Stored items:
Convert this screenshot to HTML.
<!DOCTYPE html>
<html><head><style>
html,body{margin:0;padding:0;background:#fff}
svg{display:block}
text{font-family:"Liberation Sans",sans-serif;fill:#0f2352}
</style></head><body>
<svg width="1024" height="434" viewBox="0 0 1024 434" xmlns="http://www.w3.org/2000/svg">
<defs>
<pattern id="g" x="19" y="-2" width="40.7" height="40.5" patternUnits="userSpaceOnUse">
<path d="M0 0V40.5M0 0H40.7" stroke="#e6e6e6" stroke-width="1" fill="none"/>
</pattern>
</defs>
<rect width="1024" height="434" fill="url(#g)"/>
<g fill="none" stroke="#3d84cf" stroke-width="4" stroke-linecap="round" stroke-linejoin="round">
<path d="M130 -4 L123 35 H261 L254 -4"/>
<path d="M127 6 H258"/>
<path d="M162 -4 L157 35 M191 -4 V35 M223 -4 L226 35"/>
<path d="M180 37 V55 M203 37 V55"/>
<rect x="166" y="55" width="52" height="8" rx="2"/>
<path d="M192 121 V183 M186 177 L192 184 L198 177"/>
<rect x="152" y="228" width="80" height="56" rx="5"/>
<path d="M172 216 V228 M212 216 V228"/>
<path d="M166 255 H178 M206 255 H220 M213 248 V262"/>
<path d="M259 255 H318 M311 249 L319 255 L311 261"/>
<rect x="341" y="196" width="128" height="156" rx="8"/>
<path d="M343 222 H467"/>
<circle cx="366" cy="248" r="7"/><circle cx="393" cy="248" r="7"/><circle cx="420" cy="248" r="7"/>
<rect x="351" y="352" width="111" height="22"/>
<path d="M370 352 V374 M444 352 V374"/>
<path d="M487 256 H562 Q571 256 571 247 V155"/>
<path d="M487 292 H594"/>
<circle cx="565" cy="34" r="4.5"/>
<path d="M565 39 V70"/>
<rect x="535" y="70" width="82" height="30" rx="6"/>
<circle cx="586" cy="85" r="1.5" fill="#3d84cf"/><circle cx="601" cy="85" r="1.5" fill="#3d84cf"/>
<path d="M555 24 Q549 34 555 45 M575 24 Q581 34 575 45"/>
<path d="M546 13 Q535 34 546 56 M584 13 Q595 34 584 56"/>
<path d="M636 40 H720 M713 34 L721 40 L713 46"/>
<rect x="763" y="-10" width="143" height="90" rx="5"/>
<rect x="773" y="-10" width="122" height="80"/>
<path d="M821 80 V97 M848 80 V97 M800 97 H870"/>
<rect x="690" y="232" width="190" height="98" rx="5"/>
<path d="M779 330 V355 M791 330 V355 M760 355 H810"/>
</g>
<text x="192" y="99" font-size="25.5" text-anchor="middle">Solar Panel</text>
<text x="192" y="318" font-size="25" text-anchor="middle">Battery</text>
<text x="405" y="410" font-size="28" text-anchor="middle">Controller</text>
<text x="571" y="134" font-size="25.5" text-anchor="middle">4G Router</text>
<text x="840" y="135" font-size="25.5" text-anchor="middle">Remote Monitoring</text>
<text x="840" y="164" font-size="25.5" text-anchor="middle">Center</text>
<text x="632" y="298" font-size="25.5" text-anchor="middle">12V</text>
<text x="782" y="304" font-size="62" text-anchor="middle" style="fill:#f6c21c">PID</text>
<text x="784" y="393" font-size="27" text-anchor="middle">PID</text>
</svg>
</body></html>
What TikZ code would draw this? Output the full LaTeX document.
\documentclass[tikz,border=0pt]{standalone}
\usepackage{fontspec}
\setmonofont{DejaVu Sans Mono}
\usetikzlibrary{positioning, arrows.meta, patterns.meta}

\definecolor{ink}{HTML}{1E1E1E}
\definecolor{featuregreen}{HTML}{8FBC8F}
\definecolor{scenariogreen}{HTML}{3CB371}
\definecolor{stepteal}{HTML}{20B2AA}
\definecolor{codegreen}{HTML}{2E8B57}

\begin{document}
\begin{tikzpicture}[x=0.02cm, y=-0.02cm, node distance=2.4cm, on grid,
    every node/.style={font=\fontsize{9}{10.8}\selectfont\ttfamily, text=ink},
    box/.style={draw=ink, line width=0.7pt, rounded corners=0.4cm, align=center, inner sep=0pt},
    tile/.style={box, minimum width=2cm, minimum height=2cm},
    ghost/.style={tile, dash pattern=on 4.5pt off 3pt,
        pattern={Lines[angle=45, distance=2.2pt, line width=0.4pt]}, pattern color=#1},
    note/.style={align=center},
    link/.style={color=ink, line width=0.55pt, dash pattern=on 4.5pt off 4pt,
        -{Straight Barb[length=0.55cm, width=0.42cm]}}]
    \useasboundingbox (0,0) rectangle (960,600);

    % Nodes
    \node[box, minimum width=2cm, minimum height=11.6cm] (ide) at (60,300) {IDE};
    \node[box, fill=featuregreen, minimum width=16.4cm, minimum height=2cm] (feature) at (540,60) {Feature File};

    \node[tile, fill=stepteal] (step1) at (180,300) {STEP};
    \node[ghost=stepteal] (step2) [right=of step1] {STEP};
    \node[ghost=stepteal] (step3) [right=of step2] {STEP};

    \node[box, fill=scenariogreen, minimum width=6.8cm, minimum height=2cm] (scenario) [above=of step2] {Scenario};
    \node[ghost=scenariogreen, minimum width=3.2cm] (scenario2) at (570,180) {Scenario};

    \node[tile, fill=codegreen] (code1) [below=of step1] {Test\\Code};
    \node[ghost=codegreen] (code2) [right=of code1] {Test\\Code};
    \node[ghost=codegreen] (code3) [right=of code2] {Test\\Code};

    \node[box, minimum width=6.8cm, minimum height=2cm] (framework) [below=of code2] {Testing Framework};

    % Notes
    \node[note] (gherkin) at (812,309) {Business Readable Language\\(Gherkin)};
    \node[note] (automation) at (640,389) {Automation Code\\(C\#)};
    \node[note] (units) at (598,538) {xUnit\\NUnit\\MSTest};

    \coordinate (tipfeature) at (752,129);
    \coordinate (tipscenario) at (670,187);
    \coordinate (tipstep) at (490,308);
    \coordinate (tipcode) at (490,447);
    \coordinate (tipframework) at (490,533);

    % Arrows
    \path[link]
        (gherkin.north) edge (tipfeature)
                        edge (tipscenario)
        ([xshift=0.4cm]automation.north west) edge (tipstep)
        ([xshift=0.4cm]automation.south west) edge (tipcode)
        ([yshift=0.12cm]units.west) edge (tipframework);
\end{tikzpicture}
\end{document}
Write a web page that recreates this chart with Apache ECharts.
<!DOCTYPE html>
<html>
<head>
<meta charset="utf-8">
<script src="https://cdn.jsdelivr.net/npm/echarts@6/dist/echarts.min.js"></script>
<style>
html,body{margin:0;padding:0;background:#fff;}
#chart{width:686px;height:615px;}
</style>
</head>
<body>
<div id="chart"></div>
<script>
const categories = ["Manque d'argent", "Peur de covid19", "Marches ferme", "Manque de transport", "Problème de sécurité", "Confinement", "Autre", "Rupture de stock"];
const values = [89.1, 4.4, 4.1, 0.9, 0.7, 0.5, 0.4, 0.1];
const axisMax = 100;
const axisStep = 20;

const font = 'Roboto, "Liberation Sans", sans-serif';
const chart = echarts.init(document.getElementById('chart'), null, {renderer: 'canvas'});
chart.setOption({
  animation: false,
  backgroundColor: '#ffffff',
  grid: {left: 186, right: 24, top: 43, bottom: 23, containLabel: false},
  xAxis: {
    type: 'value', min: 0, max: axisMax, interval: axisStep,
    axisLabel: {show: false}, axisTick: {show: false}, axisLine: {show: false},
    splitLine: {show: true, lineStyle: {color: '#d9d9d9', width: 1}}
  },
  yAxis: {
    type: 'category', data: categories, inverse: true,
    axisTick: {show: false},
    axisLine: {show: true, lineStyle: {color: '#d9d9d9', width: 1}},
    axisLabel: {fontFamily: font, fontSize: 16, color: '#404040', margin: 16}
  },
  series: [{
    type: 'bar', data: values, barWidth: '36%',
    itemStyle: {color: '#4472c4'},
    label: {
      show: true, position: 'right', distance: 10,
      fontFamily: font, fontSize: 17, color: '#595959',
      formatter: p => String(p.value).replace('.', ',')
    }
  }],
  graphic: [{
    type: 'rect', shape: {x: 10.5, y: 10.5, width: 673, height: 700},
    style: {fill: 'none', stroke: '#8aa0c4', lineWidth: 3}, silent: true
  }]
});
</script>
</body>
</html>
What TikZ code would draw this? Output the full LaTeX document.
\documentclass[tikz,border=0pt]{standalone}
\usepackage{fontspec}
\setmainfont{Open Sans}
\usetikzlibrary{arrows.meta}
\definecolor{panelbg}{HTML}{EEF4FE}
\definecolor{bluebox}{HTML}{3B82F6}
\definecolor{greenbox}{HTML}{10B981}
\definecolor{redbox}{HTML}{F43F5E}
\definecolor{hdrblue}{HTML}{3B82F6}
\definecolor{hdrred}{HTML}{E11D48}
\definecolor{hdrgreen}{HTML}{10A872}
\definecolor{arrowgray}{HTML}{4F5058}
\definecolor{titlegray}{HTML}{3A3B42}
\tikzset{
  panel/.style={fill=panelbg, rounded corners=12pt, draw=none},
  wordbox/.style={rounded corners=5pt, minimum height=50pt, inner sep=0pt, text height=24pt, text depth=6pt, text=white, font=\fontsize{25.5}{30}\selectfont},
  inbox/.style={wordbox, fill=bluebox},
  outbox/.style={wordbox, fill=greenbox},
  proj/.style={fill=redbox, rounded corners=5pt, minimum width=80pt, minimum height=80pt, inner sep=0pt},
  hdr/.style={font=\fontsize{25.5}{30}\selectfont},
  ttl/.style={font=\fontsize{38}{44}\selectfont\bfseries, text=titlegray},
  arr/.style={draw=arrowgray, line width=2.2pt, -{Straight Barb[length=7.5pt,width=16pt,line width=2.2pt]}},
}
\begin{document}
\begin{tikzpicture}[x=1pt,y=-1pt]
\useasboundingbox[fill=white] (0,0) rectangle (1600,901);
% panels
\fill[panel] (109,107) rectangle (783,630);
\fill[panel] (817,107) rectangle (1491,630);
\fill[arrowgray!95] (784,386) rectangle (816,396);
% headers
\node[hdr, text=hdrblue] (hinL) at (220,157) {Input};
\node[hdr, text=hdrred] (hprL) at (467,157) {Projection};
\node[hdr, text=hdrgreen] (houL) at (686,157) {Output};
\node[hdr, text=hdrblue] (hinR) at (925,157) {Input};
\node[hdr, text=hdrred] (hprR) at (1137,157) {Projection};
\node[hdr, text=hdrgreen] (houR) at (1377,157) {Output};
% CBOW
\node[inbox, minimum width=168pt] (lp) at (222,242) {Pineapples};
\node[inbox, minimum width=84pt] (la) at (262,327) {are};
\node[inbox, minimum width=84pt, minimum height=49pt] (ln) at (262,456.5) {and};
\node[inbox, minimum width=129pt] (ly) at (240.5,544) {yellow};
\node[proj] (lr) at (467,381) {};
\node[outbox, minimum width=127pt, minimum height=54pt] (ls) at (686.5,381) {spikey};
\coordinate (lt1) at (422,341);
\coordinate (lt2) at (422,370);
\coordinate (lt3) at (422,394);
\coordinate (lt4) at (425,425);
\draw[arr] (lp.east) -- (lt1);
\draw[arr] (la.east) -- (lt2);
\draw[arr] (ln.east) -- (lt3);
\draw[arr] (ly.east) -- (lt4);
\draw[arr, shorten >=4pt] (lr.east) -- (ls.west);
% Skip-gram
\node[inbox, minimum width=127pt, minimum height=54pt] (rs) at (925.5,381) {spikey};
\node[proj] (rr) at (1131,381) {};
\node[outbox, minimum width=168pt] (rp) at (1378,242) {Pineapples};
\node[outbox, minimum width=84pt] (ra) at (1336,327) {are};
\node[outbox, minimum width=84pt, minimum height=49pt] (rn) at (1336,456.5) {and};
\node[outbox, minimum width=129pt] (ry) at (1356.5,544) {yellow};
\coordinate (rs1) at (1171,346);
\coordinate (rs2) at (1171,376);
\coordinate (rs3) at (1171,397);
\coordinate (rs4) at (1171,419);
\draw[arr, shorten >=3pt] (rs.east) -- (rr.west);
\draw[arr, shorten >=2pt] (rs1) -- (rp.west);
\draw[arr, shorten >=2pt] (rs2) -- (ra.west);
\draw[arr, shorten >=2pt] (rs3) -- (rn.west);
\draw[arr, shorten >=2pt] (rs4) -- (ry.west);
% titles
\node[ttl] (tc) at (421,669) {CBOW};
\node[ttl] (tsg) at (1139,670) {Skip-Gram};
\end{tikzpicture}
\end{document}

### WORK INSTRUCTIONS
Gather each line of the records holding the string "this".

### WRITTEN SOLUTION
Convert this screenshot to HTML.
What TikZ code would draw this? Output the full LaTeX document.
Write a web page that recreates this chart with Apache ECharts.
What TikZ code would draw this? Output the full LaTeX document.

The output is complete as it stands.